-- Start of Recorded data --
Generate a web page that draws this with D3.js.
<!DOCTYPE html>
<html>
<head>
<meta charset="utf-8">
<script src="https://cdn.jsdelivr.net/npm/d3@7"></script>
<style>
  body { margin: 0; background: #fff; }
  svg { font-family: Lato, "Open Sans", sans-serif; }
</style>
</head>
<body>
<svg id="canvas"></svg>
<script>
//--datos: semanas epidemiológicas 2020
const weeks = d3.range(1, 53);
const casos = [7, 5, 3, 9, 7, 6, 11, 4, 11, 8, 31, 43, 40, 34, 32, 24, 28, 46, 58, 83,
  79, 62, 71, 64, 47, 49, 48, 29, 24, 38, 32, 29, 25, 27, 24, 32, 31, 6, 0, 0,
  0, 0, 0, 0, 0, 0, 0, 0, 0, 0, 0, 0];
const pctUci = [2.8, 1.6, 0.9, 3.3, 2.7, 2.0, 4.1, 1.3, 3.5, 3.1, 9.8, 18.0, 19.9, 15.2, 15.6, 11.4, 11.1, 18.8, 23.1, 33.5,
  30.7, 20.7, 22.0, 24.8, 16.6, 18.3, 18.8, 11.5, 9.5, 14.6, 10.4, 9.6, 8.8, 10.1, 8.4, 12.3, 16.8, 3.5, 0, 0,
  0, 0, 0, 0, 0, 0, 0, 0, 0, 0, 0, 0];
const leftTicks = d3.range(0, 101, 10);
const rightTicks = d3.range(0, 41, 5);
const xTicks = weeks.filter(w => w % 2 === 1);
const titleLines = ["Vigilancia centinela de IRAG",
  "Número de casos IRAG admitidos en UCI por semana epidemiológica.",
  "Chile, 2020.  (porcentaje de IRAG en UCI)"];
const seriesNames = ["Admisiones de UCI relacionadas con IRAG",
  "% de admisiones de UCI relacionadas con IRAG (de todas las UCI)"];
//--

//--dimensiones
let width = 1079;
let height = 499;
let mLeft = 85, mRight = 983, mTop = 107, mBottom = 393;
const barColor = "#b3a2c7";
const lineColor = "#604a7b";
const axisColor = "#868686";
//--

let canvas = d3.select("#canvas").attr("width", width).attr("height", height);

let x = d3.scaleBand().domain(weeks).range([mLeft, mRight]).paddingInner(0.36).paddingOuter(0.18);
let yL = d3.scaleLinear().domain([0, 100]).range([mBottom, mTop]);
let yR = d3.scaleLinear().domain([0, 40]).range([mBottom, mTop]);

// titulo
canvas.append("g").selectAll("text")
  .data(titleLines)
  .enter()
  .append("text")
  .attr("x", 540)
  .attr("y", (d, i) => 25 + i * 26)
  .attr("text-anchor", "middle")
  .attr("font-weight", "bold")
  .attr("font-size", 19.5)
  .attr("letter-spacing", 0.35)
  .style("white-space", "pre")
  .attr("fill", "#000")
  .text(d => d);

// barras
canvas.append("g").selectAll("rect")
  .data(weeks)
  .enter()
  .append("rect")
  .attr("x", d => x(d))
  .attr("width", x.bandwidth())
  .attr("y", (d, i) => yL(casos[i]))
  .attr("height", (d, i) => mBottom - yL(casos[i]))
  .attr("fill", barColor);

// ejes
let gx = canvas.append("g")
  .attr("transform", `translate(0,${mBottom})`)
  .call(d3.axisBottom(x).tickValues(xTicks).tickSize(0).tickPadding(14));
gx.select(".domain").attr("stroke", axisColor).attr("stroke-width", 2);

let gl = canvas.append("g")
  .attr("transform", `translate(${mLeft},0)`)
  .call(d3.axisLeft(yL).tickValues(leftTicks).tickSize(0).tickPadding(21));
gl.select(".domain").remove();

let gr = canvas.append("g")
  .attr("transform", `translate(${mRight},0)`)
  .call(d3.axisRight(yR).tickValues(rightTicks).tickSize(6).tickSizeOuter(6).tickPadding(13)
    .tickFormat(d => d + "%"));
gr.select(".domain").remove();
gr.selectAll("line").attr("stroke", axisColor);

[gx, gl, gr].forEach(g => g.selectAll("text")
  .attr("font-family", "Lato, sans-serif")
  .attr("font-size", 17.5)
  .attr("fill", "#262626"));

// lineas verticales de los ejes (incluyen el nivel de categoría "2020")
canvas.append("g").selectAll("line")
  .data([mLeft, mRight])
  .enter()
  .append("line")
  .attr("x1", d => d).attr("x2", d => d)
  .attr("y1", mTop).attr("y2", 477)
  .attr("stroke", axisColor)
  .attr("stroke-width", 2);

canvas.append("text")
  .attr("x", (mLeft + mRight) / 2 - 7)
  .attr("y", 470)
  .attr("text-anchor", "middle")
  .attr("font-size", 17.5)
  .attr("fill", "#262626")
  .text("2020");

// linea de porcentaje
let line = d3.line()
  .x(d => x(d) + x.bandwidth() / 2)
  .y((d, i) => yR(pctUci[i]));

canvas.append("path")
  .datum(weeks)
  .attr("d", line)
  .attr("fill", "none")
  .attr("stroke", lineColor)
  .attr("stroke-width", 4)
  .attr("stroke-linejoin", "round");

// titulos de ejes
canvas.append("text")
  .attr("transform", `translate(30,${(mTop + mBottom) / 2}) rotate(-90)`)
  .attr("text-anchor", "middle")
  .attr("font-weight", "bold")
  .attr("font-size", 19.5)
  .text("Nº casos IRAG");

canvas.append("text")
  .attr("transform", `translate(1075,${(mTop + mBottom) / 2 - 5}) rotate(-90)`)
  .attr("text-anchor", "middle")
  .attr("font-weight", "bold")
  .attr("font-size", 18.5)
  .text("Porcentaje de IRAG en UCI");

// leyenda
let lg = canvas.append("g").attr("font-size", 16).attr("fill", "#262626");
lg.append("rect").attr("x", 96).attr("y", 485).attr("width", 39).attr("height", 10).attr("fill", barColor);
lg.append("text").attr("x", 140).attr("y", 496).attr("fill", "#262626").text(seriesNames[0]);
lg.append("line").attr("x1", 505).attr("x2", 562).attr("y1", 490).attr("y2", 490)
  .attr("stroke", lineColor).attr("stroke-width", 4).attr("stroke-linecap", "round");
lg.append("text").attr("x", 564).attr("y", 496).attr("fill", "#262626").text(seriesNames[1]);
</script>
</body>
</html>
-- End of Recorded data --
-- Start of Recorded data --
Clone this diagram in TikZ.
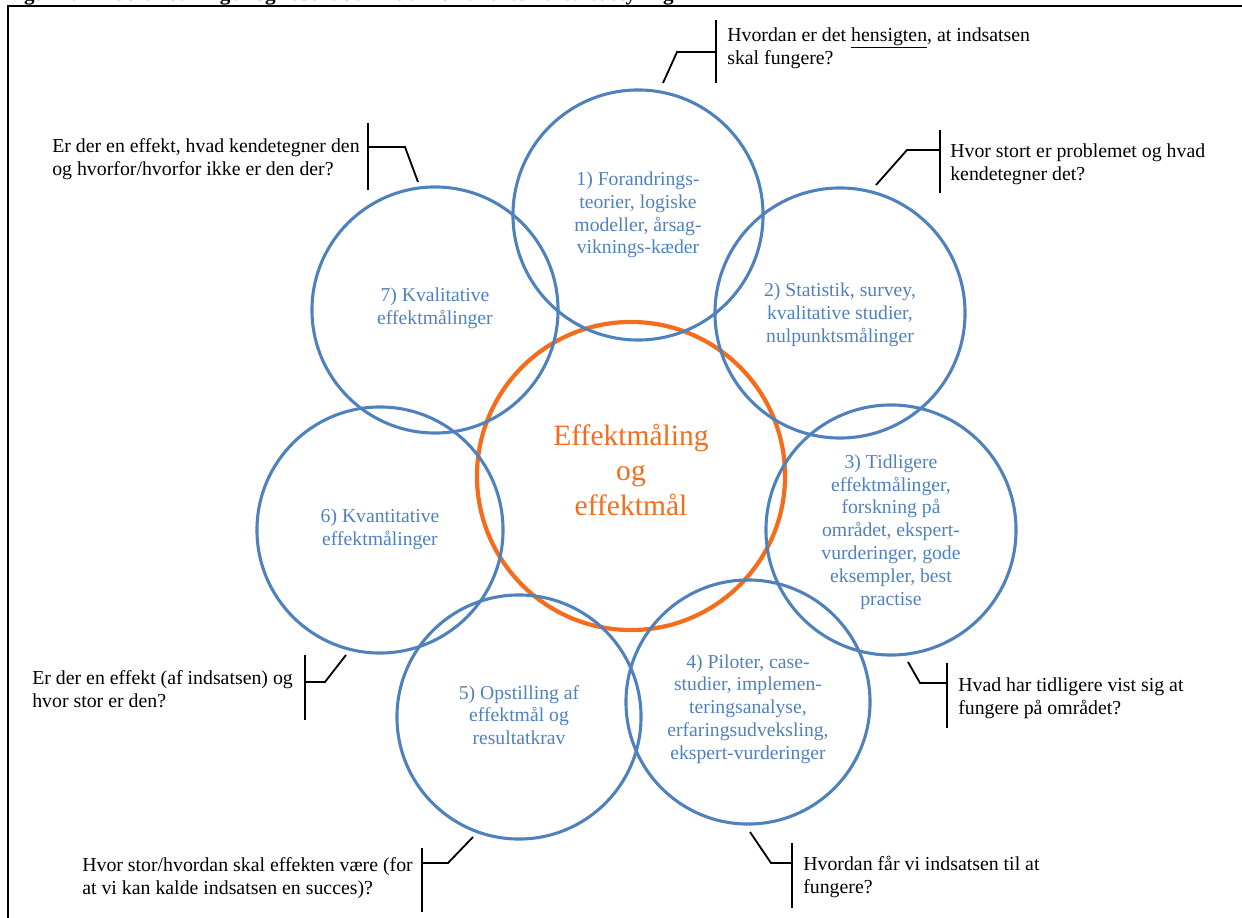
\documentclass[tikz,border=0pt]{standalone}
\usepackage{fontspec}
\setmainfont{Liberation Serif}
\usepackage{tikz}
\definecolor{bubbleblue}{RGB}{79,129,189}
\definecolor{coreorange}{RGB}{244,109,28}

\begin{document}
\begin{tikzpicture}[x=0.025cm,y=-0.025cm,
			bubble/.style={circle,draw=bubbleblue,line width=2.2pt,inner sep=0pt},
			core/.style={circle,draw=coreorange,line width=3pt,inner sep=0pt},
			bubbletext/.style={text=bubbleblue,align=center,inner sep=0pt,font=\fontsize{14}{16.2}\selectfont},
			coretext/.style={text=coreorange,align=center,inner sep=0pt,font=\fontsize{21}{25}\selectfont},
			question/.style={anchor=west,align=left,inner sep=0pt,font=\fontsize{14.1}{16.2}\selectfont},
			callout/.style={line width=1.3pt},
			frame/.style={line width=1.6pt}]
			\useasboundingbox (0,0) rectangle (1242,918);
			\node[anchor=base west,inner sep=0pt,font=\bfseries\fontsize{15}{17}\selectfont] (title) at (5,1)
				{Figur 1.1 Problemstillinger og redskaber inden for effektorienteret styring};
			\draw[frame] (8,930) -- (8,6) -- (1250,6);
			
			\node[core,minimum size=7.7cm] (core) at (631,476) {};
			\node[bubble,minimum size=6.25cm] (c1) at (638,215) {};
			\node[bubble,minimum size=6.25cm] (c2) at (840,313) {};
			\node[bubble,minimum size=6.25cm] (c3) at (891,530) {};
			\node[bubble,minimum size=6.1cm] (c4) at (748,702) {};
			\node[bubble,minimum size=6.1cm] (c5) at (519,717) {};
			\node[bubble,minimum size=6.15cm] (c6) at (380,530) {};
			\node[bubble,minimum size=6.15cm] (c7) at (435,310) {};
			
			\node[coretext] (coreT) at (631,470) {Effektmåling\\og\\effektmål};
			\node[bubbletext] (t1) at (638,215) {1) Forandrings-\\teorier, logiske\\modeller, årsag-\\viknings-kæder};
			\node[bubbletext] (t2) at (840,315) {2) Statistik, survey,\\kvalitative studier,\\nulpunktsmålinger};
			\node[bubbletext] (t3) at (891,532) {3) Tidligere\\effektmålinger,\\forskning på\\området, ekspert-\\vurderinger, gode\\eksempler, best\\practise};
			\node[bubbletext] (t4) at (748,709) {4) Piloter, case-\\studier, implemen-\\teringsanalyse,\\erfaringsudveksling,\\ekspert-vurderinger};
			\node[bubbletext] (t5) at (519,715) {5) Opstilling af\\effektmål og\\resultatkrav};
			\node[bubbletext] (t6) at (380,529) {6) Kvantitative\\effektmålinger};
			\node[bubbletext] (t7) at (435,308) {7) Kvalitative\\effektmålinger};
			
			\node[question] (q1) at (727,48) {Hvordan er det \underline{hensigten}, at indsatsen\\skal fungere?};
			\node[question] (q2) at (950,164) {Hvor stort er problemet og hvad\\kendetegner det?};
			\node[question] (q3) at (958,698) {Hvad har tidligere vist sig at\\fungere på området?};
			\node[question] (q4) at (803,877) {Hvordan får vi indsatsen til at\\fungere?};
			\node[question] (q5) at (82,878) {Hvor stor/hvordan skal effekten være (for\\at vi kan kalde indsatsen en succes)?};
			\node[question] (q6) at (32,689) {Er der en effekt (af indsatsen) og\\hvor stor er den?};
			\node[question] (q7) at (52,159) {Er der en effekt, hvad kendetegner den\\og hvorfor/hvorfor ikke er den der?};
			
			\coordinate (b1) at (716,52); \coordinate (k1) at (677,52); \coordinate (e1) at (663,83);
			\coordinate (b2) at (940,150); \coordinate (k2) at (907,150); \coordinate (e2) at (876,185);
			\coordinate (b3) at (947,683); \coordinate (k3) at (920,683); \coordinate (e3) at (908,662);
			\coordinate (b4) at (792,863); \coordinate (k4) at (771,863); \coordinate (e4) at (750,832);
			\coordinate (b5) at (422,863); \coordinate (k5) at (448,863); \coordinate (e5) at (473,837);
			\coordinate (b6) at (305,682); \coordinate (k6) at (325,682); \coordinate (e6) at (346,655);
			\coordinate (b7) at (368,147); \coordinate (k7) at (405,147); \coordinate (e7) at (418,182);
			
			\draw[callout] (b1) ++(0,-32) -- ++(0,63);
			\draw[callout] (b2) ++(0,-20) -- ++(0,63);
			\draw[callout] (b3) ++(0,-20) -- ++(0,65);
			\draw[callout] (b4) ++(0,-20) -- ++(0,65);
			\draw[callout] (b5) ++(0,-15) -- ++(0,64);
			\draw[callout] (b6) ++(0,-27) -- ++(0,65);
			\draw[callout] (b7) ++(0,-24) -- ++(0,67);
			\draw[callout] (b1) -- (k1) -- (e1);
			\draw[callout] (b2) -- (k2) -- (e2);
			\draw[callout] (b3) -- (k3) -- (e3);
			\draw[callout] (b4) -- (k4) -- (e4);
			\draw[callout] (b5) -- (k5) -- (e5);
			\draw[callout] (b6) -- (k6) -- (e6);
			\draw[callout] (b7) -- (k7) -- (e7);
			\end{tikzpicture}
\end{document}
-- End of Recorded data --
__What you are asked to do__
Filter out every line that lacks the word "this", and copy the rest.

__Solution to the problem__
Generate a web page that draws this with D3.js.
Clone this diagram in TikZ.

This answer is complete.